Private home sales predicted to slip to 15,000-18,000 units
Should developers start to worry?
According to DTZ Research, it expects developer sales of private homes to moderate from 2012’s record high of 22,197 units to range between 15,000 and 18,000 units this year. The total developer sales this year however could still be higher than the 15,000-16,000 units sold in 2010 and 2011, as developers may attempt to launch more projects to avoid the increased competition from the substantial completions this year.
Here's more:
According to URA’s estimates as at end Q1, around 14,000 units will be completed in the next three quarters of the year. In addition, there are around 35,000 units which can be launched and sold, of which around 10,000 units have received pre-requisites for sale but not been launched yet.
On the other hand, the cap of dwelling units in residential developments by the government could also lead to a decline in sales of shoebox units, defined as units smaller than 500 sq ft, which reached a record high in 2012.
Secondary sales are expected to continue to underperform relative to primary sales as individual sellers in the secondary market are unable to entice buyers with discounts and incentives like developers in the primary market.
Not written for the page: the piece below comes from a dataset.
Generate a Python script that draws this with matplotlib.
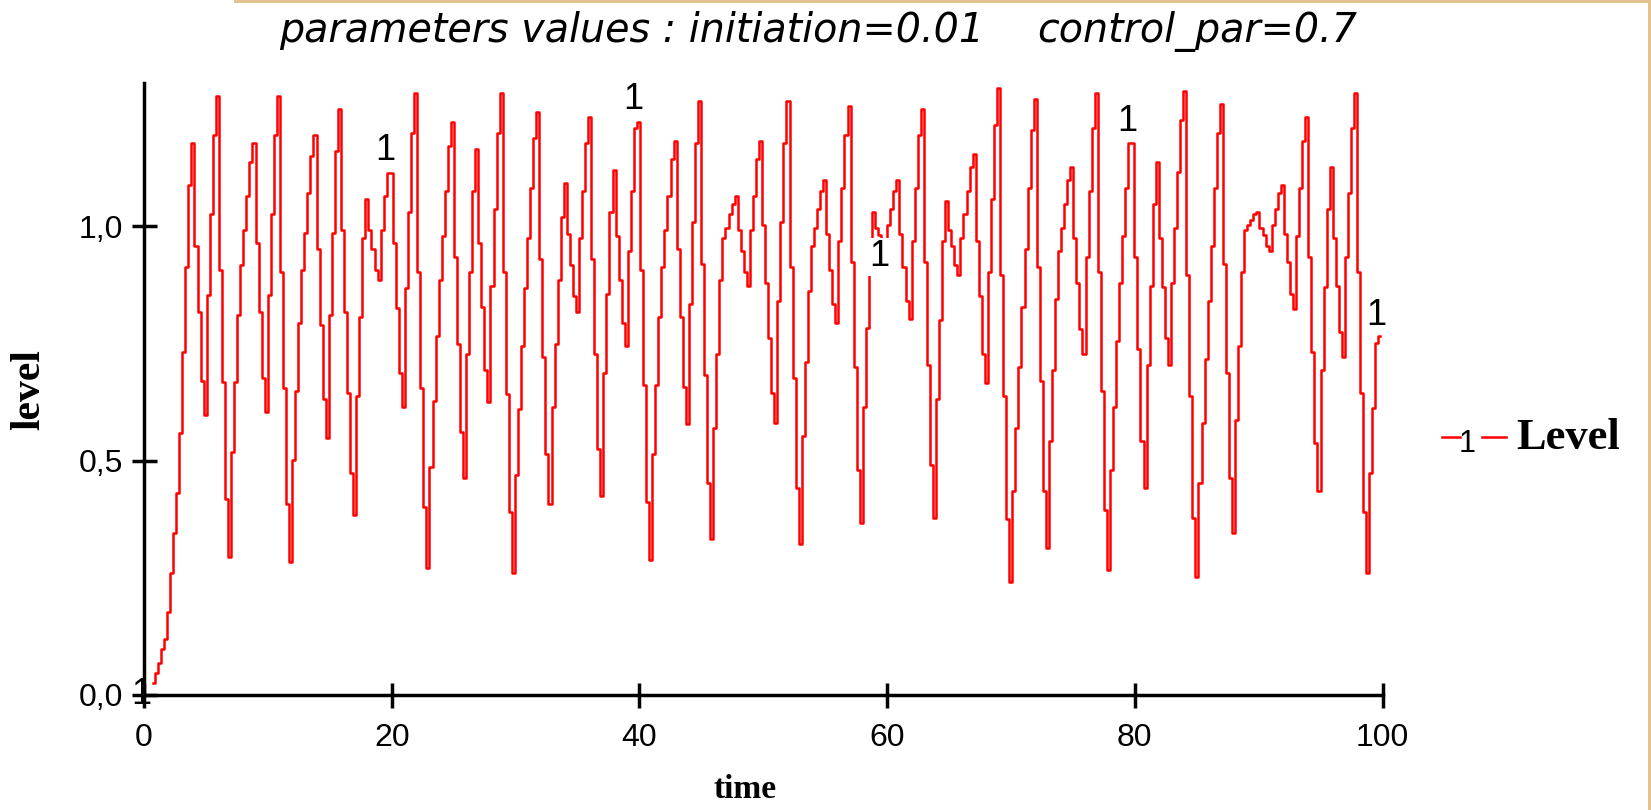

Some sellers also require a higher selling price due to their increased replacement cost with the ABSD.
Going forward, investment demand from individuals is anticipated to fall due to the higher stamp duties and stricter financing restrictions from the latest round of cooling measures in January.
In addition, we expect rental growth to continue to slow down due to the substantial number of completions this year and lower rental demand as a result of the government’s restrictions on foreign labour inflow.
The resultant slower rental growth could therefore reduce the attractiveness of residential properties to investors.